Disruption is expected. Stagnation isn’t.
Nobody expects a platform implementation to be frictionless. Change is part of it – new processes, new ways of working, a learning curve that takes time to flatten out. What’s worth examining is what kind of change you’re signing up for.
There’s a substantial difference between adapting your workflows to be more efficient and signing up for a project that puts your business on hold. The right asset finance platform meets you where you are and builds around how you work. Growth shouldn’t mean rebuilding from scratch every time your business evolves – and a good implementation shouldn’t feel like the business is on pause while you wait for the other side.
Most teams are asking the wrong question.
They focus on the go-live moment and lose sight of what comes after. The sales process is built around capabilities, demos, and implementation timelines. It rarely surfaces the harder question: once you’re live, how much can you really do on your own? Most teams don’t find out until they need to move fast.

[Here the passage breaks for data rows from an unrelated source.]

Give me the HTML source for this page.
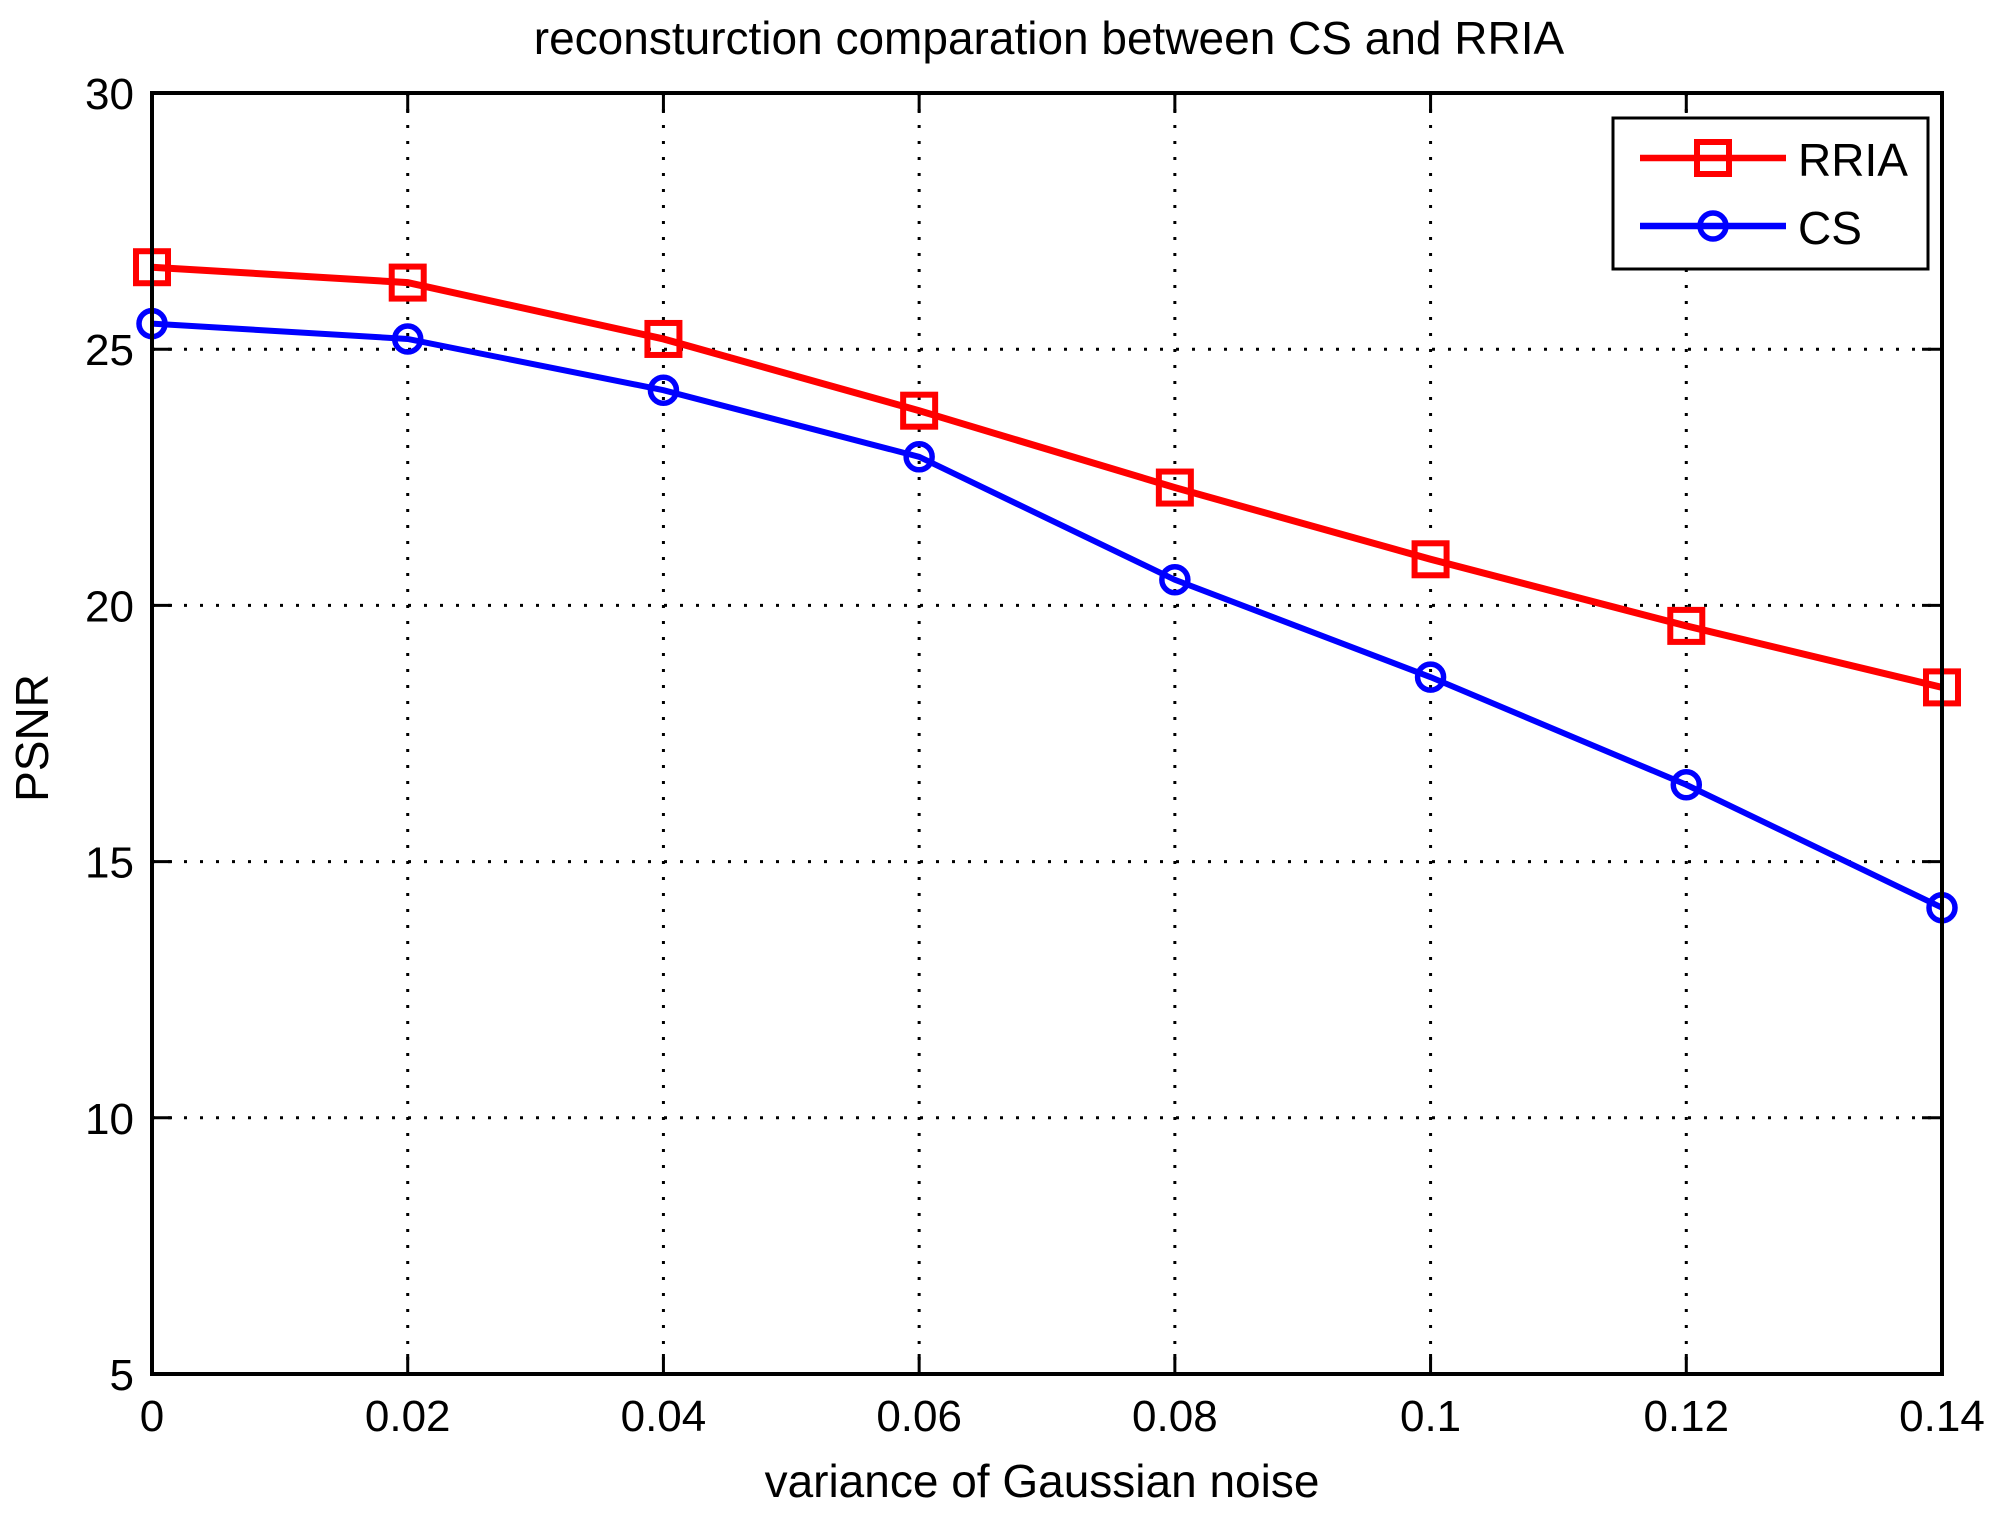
<!DOCTYPE html>
<html><head><meta charset="utf-8"><style>
html,body{margin:0;padding:0;background:#fff;}
svg{display:block;font-family:"Liberation Sans",sans-serif;}
</style></head><body>
<svg id="chart" width="2006" height="1520" viewBox="0 0 2006 1520" xmlns="http://www.w3.org/2000/svg">
<rect width="2006" height="1520" fill="#fff"/>
<text x="1049" y="54" font-size="46" text-anchor="middle">reconsturction comparation between CS and RRIA</text>
<text x="1042" y="1497" font-size="46" text-anchor="middle">variance of Gaussian noise</text>
<text transform="translate(48,738) rotate(-90)" font-size="46" text-anchor="middle">PSNR</text>
<g id="grid"></g><g id="ticks"></g><g id="series"></g>
<rect x="152" y="93" width="1790" height="1281" fill="none" stroke="#000" stroke-width="4"/>
<g>
<rect x="1613" y="118" width="315" height="151" fill="#fff" stroke="#000" stroke-width="3"/>
<g>
<line x1="1640" y1="158" x2="1786" y2="158" stroke="#f00" stroke-width="6.5"/>
<rect x="1697" y="142" width="32" height="32" fill="none" stroke="#f00" stroke-width="6"/>
<text x="1798" y="176" font-size="46">RRIA</text></g>
<g>
<line x1="1640" y1="226" x2="1786" y2="226" stroke="#00f" stroke-width="6.5"/>
<circle cx="1713" cy="226" r="13" fill="none" stroke="#00f" stroke-width="5.5"/>
<text x="1798" y="244" font-size="46">CS</text></g>
</g>
</svg>
<script>
const xValues=[0,0.02,0.04,0.06,0.08,0.1,0.12,0.14];
const rriaValues=[26.6,26.3,25.2,23.8,22.3,20.9,19.6,18.4];
const csValues=[25.5,25.2,24.2,22.9,20.5,18.6,16.5,14.1];
const xTicks=[0,0.02,0.04,0.06,0.08,0.1,0.12,0.14];
const xTickLabels=["0","0.02","0.04","0.06","0.08","0.1","0.12","0.14"];
const yTicks=[5,10,15,20,25,30];
const NS="http://www.w3.org/2000/svg";
const L=152,R=1942,T=93,B=1374;
const xs=v=>L+(v-0)/(0.14)*(R-L);
const ys=v=>B-(v-5)/(25)*(B-T);
function mk(tag,attrs,parent){const e=document.createElementNS(NS,tag);for(const k in attrs)e.setAttribute(k,attrs[k]);parent.appendChild(e);return e;}
const grid=document.getElementById('grid'),ticks=document.getElementById('ticks'),series=document.getElementById('series');
xTicks.forEach((t,i)=>{
 const x=xs(t);
 if(i>0&&i<xTicks.length-1){const g=mk('line',{x1:x,y1:T,x2:x,y2:B,stroke:'#000','stroke-width':3,'stroke-dasharray':'3 13'},grid);
 
 }
 mk('line',{x1:x,y1:B,x2:x,y2:B-20,stroke:'#000','stroke-width':3},ticks);
 mk('line',{x1:x,y1:T,x2:x,y2:T+20,stroke:'#000','stroke-width':3},ticks);
 const tx=mk('text',{x:x,y:B+57,'font-size':44,'text-anchor':'middle'},ticks);tx.textContent=xTickLabels[i];
 
 
});
yTicks.forEach((t,i)=>{
 const y=ys(t);
 if(i>0&&i<yTicks.length-1){const g=mk('line',{x1:L,y1:y,x2:R,y2:y,stroke:'#000','stroke-width':3,'stroke-dasharray':'3 13'},grid);
 
 }
 mk('line',{x1:L,y1:y,x2:L+20,y2:y,stroke:'#000','stroke-width':3},ticks);
 mk('line',{x1:R,y1:y,x2:R-20,y2:y,stroke:'#000','stroke-width':3},ticks);
 const tx=mk('text',{x:L-18,y:y+16,'font-size':44,'text-anchor':'end'},ticks);tx.textContent=String(t);
 
 
});
function drawSeries(vals,color,marker,name){
 const g=mk('g',{},series);
 
 
 const pts=vals.map((v,i)=>xs(xValues[i])+','+ys(v)).join(' ');
 const pl=mk('polyline',{points:pts,fill:'none',stroke:color,'stroke-width':marker==='sq'?7:6},g);
 
 
 vals.forEach((v,i)=>{
  const x=xs(xValues[i]),y=ys(v);let m;
  if(marker==='sq')m=mk('rect',{x:x-16,y:y-16,width:32,height:32,fill:'none',stroke:color,'stroke-width':6},g);
  else m=mk('circle',{cx:x,cy:y,r:13,fill:'none',stroke:color,'stroke-width':5.5},g);
  
  
 });
}
drawSeries(rriaValues,'#f00','sq','rria');
drawSeries(csValues,'#00f','circ','cs');
</script>
</body></html>
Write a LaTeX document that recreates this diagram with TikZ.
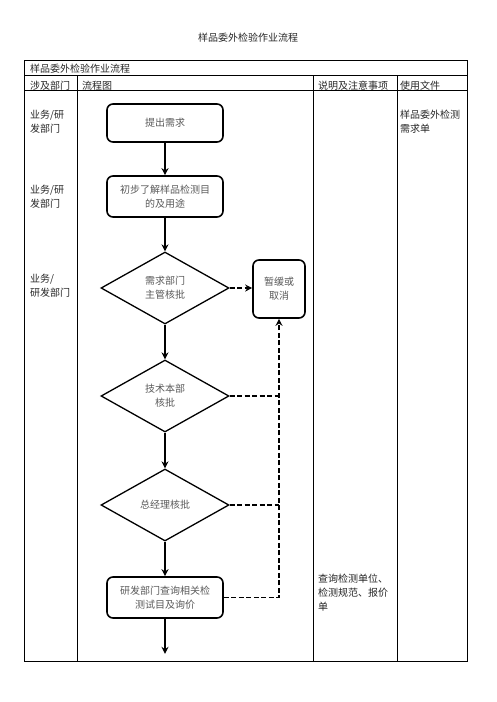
\documentclass[tikz,border=0pt]{standalone}
\usepackage{fontspec}
\setmainfont{Noto Sans CJK SC}
\usetikzlibrary{shapes.geometric, arrows.meta}

\tikzset{bb/.style={draw, line width=1.6pt, rounded corners=6pt, minimum width=116pt, align=center, text=black!65, inner sep=0pt}}
\tikzset{dd/.style={draw, diamond, line width=1.3pt, minimum width=128pt, minimum height=72pt, aspect=1.78, align=center, text=black!65, inner sep=0pt}}
\tikzset{cell/.style={anchor=north west, inner sep=0pt, align=left, text=black!85}}
\tikzset{flow/.style={line width=1.6pt, -{Stealth[length=7pt, width=7pt]}}}
\tikzset{back/.style={flow, dash pattern=on 5pt off 2.5pt}}

\begin{document}
\begin{tikzpicture}[x=1pt, y=-1pt, font=\fontsize{10}{14}\selectfont]
    \useasboundingbox (0,0) rectangle (496,702);

    \draw[line width=0.9pt] (24.5,60) rectangle (467,661);
    \draw[line width=0.9pt] (24.5,75.5) -- (467,75.5);
    \draw[line width=0.9pt] (24.5,90) -- (467,90);
    \draw[line width=0.9pt] (77,75.5) -- (77,661);
    \draw[line width=0.9pt] (313,75.5) -- (313,661);
    \draw[line width=0.9pt] (397,75.5) -- (397,661);

    \node[cell, anchor=north] (title) at (248,33) {样品委外检验作业流程};
    \node[cell] (caption) at (30,64) {样品委外检验作业流程};
    \node[cell] (hdept) at (30,81) {涉及部门};
    \node[cell] (hflow) at (82,81) {流程图};
    \node[cell] (hnote) at (318,81) {说明及注意事项};
    \node[cell] (hdoc) at (400,81) {使用文件};

    \node[cell] (dept1) at (30,110) {业务/研\\发部门};
    \node[cell] (dept2) at (30,185) {业务/研\\发部门};
    \node[cell] (dept3) at (30,274) {业务/\\研发部门};
    \node[cell] (doc1) at (400,110) {样品委外检测\\需求单};
    \node[cell] (note4) at (318,574) {查询检测单位、\\检测规范、报价\\单};

    \node[bb, minimum height=38pt] (need) at (165,123) {提出需求};
    \node[bb, minimum height=41pt] (know) at ([yshift=-73.5pt]need) {初步了解样品检测目\\的及用途};
    \node[dd] (mgr) at ([yshift=-91.5pt]know) {需求部门\\主管核批};
    \node[dd] (tech) at ([yshift=-108pt]mgr) {技术本部\\核批};
    \node[dd] (boss) at ([yshift=-109pt]tech) {总经理核批};
    \node[bb, minimum height=41pt] (inq) at ([yshift=-92.5pt]boss) {研发部门查询相关检\\测试目及询价};
    \node[bb, minimum width=52pt, minimum height=58pt] (hold) at ([xshift=114pt, yshift=-1pt]mgr) {暂缓或\\取消};

    \coordinate (stop) at ([yshift=-35pt]inq.south);
    \coordinate (techj) at (tech -| hold);
    \coordinate (bossj) at (boss -| hold);

    \draw[flow] (need) -- (know);
    \draw[flow] (know) -- (mgr);
    \draw[flow] (mgr) -- (tech);
    \draw[flow] (tech) -- (boss);
    \draw[flow] (boss) -- (inq);
    \draw[flow] (inq) -- (stop);

    \draw[back] (mgr.east) -- (mgr.east -| hold.west);
    \draw[back] (inq) -| (hold);
    \draw[back, -] (tech) -- (techj);
    \draw[back, -] (boss) -- (bossj);

\end{tikzpicture}
\end{document}
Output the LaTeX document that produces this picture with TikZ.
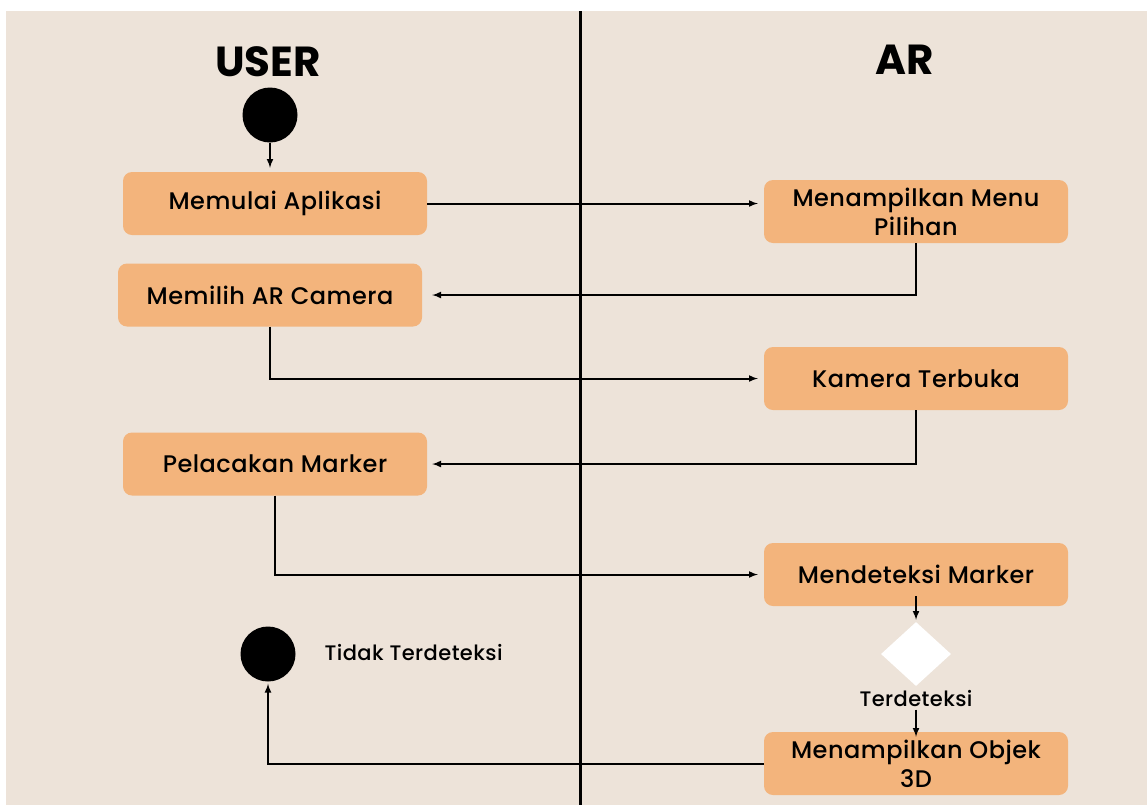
\documentclass[tikz,border=0pt]{standalone}
\usepackage{fontspec}
\setmainfont{Poppins}
\newfontfamily\medfont{Poppins Medium}[LetterSpace=2]
\usetikzlibrary{arrows.meta,shapes.geometric}

\definecolor{paper}{HTML}{EDE3D9}
\definecolor{boxfill}{HTML}{F3B47C}

\tikzset{
    act/.style={fill=boxfill, rounded corners=9pt, minimum width=304pt, minimum height=63pt,
        align=center, font=\medfont\fontsize{24}{29}\selectfont, inner sep=0pt},
    note/.style={font=\medfont\fontsize{21}{23}\selectfont},
    dot/.style={circle, fill=black, minimum size=55pt, inner sep=0pt},
    flow/.style={line width=2pt, -{latex[length=7pt,width=6pt]}},
}

\begin{document}
\begin{tikzpicture}[x=1pt,y=-1pt]

    % page and lanes
    \fill[white] (0,0) rectangle (1147,805);
    \fill[paper] (6,11) rectangle (1147,805);
    \coordinate (laneTop) at (580,11);
    \coordinate (laneBot) at (580,805);
    \draw[line width=3pt] (laneTop) -- (laneBot);

    \node[font=\fontsize{42}{44}\selectfont\bfseries] (user) at (268,62) {USER};
    \node[font=\fontsize{42}{44}\selectfont\bfseries] (ar) at (905,60) {AR};

    % user lane
    \node[dot] (start) at (270,115) {};
    \node[act] (mulai) at (275,203.5) {Memulai Aplikasi};
    \node[act] (pilih) at (270,295) {Memilih AR Camera};
    \node[act] (lacak) at (275,464) {Pelacakan Marker};
    \node[dot] (stop) at (268,654) {};
    \node[note, anchor=west] (gagal) at (321,652) {Tidak Terdeteksi};

    % ar lane
    \node[act] (menu) at (916,211.5) {Menampilkan Menu\\Pilihan};
    \node[act] (kamera) at (916,378.5) {Kamera Terbuka};
    \node[act] (deteksi) at (916,574.5) {Mendeteksi Marker};
    \node[diamond, fill=white, minimum width=70pt, minimum height=64pt, inner sep=0pt] (cek) at (916,654) {};
    \node[note] (ok) at (916,698) {Terdeteksi};
    \node[act] (objek) at (916,763.5) {Menampilkan Objek\\3D};

    % transitions
    \draw[flow, shorten >=4pt] (start) -- (start |- mulai.north);
    \draw[flow, shorten >=6pt] (mulai.east) -- (mulai.east -| menu.west);
    \draw[flow, shorten >=10pt] (menu.south) |- (pilih.east);
    \draw[flow, shorten >=6pt] (pilih.south) |- (kamera.west);
    \draw[flow, shorten >=5pt] (kamera.south) |- (lacak.east);
    \draw[flow, shorten >=6pt] (lacak.south) |- (deteksi.west);
    \draw[flow, shorten <=-10pt, shorten >=2pt] (deteksi.south) -- (cek.north);
    \draw[flow, shorten >=-5pt] (ok.south) -- (objek.north);
    \draw[flow, shorten >=2pt] (objek.west) -| (stop.south);

\end{tikzpicture}
\end{document}
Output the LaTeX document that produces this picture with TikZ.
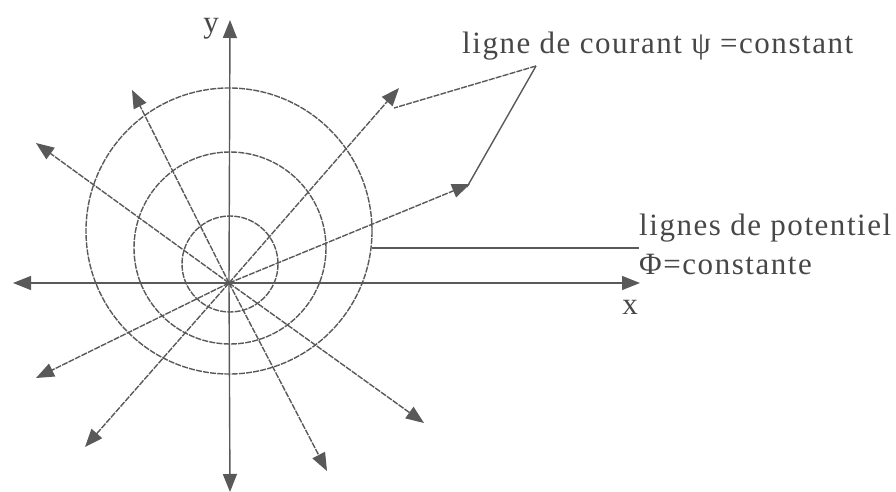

Priorities shift, a new requirement lands, and suddenly the limits of the platform become very clear. Can you adjust a workflow without raising a ticket? Can you modify a rule without waiting on a vendor’s roadmap? And once you’ve tested that change, can you move it into production safely without needing someone else to do it for you? If not, you’re not in control of your progress. Your platform is.
Control changes how your team spends its time.
Most immediately, it changes where their energy goes. Your credit team makes decisions faster because workflows anticipate what they need. Your servicing team resolves issues in one touch because automation handles the routine. Your operations team adapts processes when priorities shift – no waiting, no workarounds.
When the platform stops being something your team works around, it becomes something they work with. That shift is subtle at first. But over time, the energy that used to go into managing the equipment leasing platform goes into strategy instead. That’s where the real difference shows up.
Not everything needs a vendor. Most things shouldn’t.
This is a distinction that rarely gets spelled out clearly enough during the buying process, but it matters enormously after the project goes live. You should own the everyday changes – adjusting workflows, adding fields, scaling capacity when business picks up. These are the things that keep your operations moving and your team in control of their own work.
Your vendor needs to be an integral part of delivering high-impact changes such as major upgrades, new integrations, and security and compliance updates. That’s where their expertise adds real value. The problem isn’t vendors doing complex work – it’s when simple changes end up in the same queue. If a straightforward workflow adjustment requires vendor intervention, you don’t really own your progress. And over time, that dependency compounds. Every small delay adds up to a business that’s perpetually waiting to catch up.
The real test isn’t the demo. It’s what comes after.
Ask what happens when your business changes direction. When a new product line needs to go live, when you’re expanding into a new geography, or when a compliance requirement lands and needs to be handled now. Those are the moments that reveal whether a platform is truly built to evolve with you.
The right asset leasing platform doesn’t become a bottleneck when the business shifts. Your team can adjust workflows, scale capacity, and add automation where it helps – without starting over or waiting on a vendor. Change becomes something you can act on, not something you have to plan around.
The platform shouldn't be the story.
Progress on your terms isn’t a feature. It’s not something that shows up in a demo or gets listed in a capabilities deck. It’s a choice – about whether you want an equipment finance platform you can truly drive, one that fits how you work today and keeps up as that changes.
It shows up six months in, a year in, when your business has moved and your platform has moved with it – quietly, without making you choose between standing still and starting over. That’s the standard worth holding any platform to, and it’s a reasonable thing to expect.